■ EXERCISE DIRECTIONS: Omit every picture, and retype the lines that run from the beginning of the data below through the line containing "import plotly.graph_objects as go", inclusive.

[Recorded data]
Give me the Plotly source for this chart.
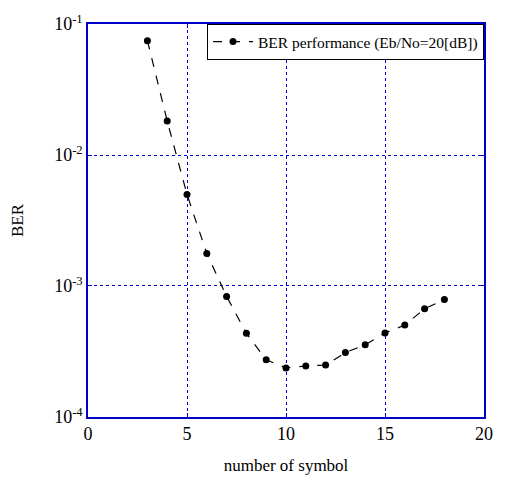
import plotly.graph_objects as go

symbols = [3, 4, 5, 6, 7, 8, 9, 10, 11, 12, 13, 14, 15, 16, 17, 18]
ber = [0.0746, 0.0182, 0.0050, 0.00177, 0.000833, 0.000435, 0.000273, 0.000237,
       0.000245, 0.000249, 0.00031, 0.000356, 0.000438, 0.000503, 0.00067, 0.000787]
series_name = "BER performance (Eb/No=20[dB])"
x_ticks = [0, 5, 10, 15, 20]
y_ticks = [1e-4, 1e-3, 1e-2, 1e-1]
y_ticktext = ["10<sup>-4</sup>", "10<sup>-3</sup>", "10<sup>-2</sup>", "10<sup>-1</sup>"]

FONT = "Liberation Serif, Times New Roman, serif"
BLUE = "#0000cc"

fig = go.Figure()
fig.add_trace(go.Scatter(
    x=symbols, y=ber, mode="lines+markers", name=series_name,
    line=dict(color="black", width=1.2, dash="dash"),
    marker=dict(color="black", size=7, symbol="circle"),
))

fig.update_layout(
    width=489, height=468,
    margin=dict(l=80, r=4, t=10, b=57),
    paper_bgcolor="white", plot_bgcolor="white",
    font=dict(family=FONT, size=17, color="black"),
    showlegend=True,
    legend=dict(x=1, y=1, xanchor="right", yanchor="top",
                bgcolor="white", bordercolor="black", borderwidth=1,
                font=dict(family=FONT, size=15.5), itemwidth=40,
                tracegroupgap=0),
    xaxis=dict(range=[0, 20], tickvals=x_ticks, showline=True, mirror="ticks",
               linecolor=BLUE, linewidth=1.5, ticks="inside", ticklen=4, tickcolor=BLUE,
               showgrid=True, gridcolor=BLUE, griddash="dot", gridwidth=1,
               zeroline=False, tickfont=dict(size=18), ticklabeloverflow="allow",
               title=dict(text="number of symbol", font=dict(family=FONT, size=17), standoff=16)),
    yaxis=dict(type="log", range=[-4.0002, -0.9998], tickvals=y_ticks, ticktext=y_ticktext,
               showline=True, mirror="ticks",
               linecolor=BLUE, linewidth=1.5, ticks="inside", ticklen=4, tickcolor=BLUE,
               showgrid=True, gridcolor=BLUE, griddash="dot", gridwidth=1,
               zeroline=False, tickfont=dict(size=18), ticklabeloverflow="allow",
               title=dict(text="BER", font=dict(family=FONT, size=17), standoff=26)),
)

post = """
var gd = document.getElementById('{plot_id}');
function fixOverflow() {
  gd.querySelectorAll('svg.main-svg').forEach(function (s) { s.style.overflow = 'visible'; });
}
fixOverflow();
setTimeout(fixOverflow, 0);
setTimeout(fixOverflow, 200);
"""

fig.write_html("out.html", config={"displayModeBar": False}, post_script=post)
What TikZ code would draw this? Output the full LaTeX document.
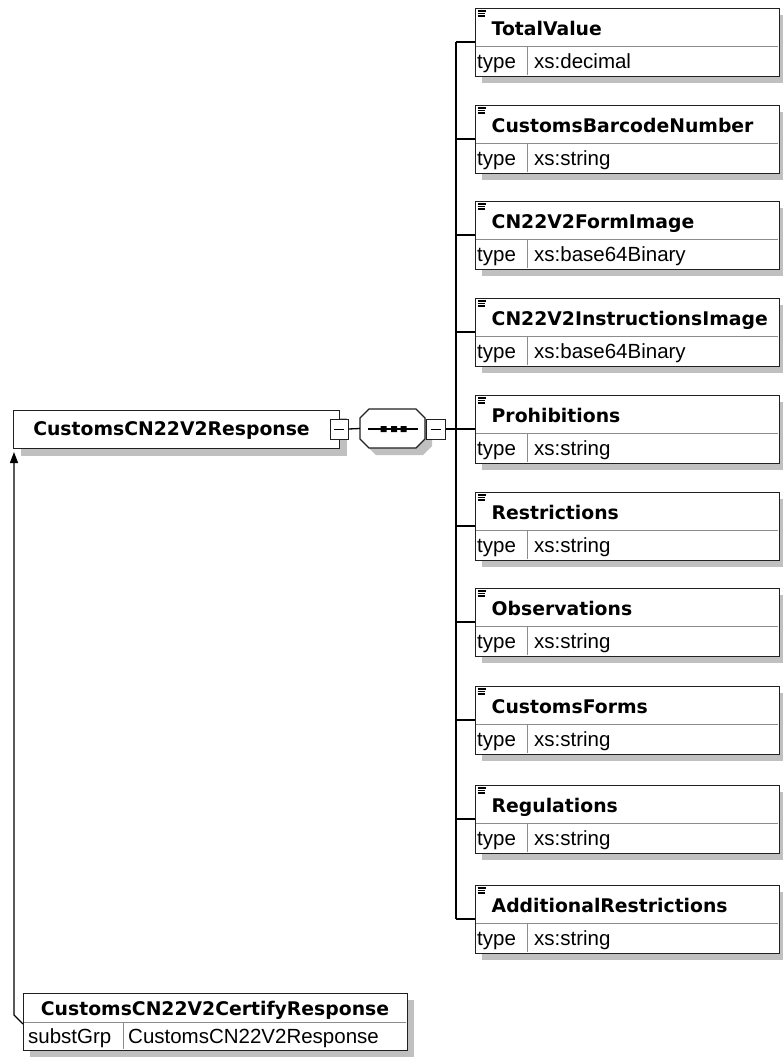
\documentclass[tikz,border=0pt]{standalone}
\usepackage{fontspec}
\setmainfont{Liberation Sans}
\newfontfamily\namefont{DejaVu Sans}
\usetikzlibrary{arrows.meta,calc}
\definecolor{shadowgray}{RGB}{192,192,192}
\definecolor{edge}{RGB}{32,32,32}
\definecolor{divc}{RGB}{140,140,140}
\tikzset{
  box/.style={draw=edge, line width=1.3pt, fill=white, inner sep=0pt, rectangle},
  shadowfill/.style={fill=shadowgray, draw=none},
  nametext/.style={font=\namefont\bfseries\fontsize{18.8}{22}\selectfont, inner sep=0pt},
  typetext/.style={font=\fontsize{20.5}{24}\selectfont, inner sep=0pt},
  conn/.style={draw=black, line width=1.3pt},
  divline/.style={draw=divc, line width=1pt},
  iconline/.style={draw=black, line width=1.1pt},
}
\newcommand\elem[4]{%
  \path[shadowfill] (482,#2+7) rectangle (786,#2+75);
  \node[box, anchor=north west, minimum width=304pt, minimum height=68pt] (#1) at (475,#2) {};
  \draw[divline] (475.7,#2+38) -- (778.3,#2+38);
  \draw[divline] (527,#2+38) -- (527,#2+67.3);
  \draw[iconline] (477.5,#2+3) -- (485.5,#2+3) (477.5,#2+5.5) -- (484.5,#2+5.5) (477.5,#2+8) -- (484.5,#2+8);
  \node[nametext, anchor=base west] (#1n) at (491.5,#2+27) {#3};
  \node[typetext, anchor=base west] (#1k) at (477,#2+60) {type};
  \node[typetext, anchor=base west] (#1v) at (534,#2+60) {#4};
  \coordinate (#1b) at (456,#2+34);
  \draw[conn] (#1b) -- (#1b -| #1.west);
}
\begin{document}
\begin{tikzpicture}[x=1pt,y=-1pt]
\useasboundingbox (0,0) rectangle (783,1061);
% children
\elem{eA}{8}{TotalValue}{xs:decimal}
\elem{eB}{105}{CustomsBarcodeNumber}{xs:string}
\elem{eC}{201}{CN22V2FormImage}{xs:base64Binary}
\elem{eD}{298}{CN22V2InstructionsImage}{xs:base64Binary}
\elem{eE}{395}{Prohibitions}{xs:string}
\elem{eF}{492}{Restrictions}{xs:string}
\elem{eG}{588}{Observations}{xs:string}
\elem{eH}{686}{CustomsForms}{xs:string}
\elem{eI}{785}{Regulations}{xs:string}
\elem{eJ}{885}{AdditionalRestrictions}{xs:string}
\draw[conn] (eAb) -- (eJb);
% main element
\path[shadowfill] (21,418) rectangle (347,456);
\node[box, anchor=north west, minimum width=326pt, minimum height=38pt] (main) at (13,410) {};
\node[nametext, anchor=base] (maint) at (171.5,435) {CustomsCN22V2Response};
\node[box, line width=1pt, minimum width=18pt, minimum height=20pt] (mexp) at (339,429) {};
\draw[line width=1pt] ($(mexp.center)+(-5,0)$) -- ($(mexp.center)+(5,0)$);
% sequence compositor
\path[shadowfill] (376,416) -- (423,416) -- (432,425) -- (432,446) -- (423,455) -- (376,455) -- (367,446) -- (367,425) -- cycle;
\filldraw[fill=white, draw=edge, line width=1.3pt] (369,409) -- (416,409) -- (425,418) -- (425,439) -- (416,448) -- (369,448) -- (360,439) -- (360,418) -- cycle;
\node[inner sep=0pt, minimum width=65pt, minimum height=39pt] (seq) at (392.5,428.5) {};
\draw[line width=1.3pt] (368,429) -- (418,429);
\fill (380.5,426) rectangle (386.5,432) (391,426) rectangle (397,432) (400.5,426) rectangle (406.5,432);
\draw[conn] (mexp.east) -- (seq.west);
\node[box, line width=1pt, minimum width=19pt, minimum height=20pt] (sexp) at (435.5,429) {};
\draw[line width=1pt] ($(sexp.center)+(-5,0)$) -- ($(sexp.center)+(5,0)$);
\coordinate (busm) at (456,429);
\draw[conn] (sexp.east) -- (busm);
% substitution group member
\path[shadowfill] (30,1000) rectangle (414,1057);
\node[box, anchor=north west, minimum width=384pt, minimum height=57pt] (cert) at (23,993) {};
\draw[divline] (23.7,1022) -- (406.3,1022);
\draw[divline] (123,1022) -- (123,1049.3);
\node[nametext, anchor=base] (certn) at (215,1015) {CustomsCN22V2CertifyResponse};
\node[typetext, anchor=base west] (certk) at (28,1043) {substGrp};
\node[typetext, anchor=base west] (certv) at (128,1043) {CustomsCN22V2Response};
\coordinate (cin) at (23,1024);
\coordinate (bend) at (14,1015);
\coordinate (tip) at (14,452);
\draw[conn, -{Triangle[length=11pt,width=8pt]}] (cin) -- (bend) -- (tip);
\end{tikzpicture}
\end{document}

■ EXERCISE ANSWER:
Give me the Plotly source for this chart.
import plotly.graph_objects as go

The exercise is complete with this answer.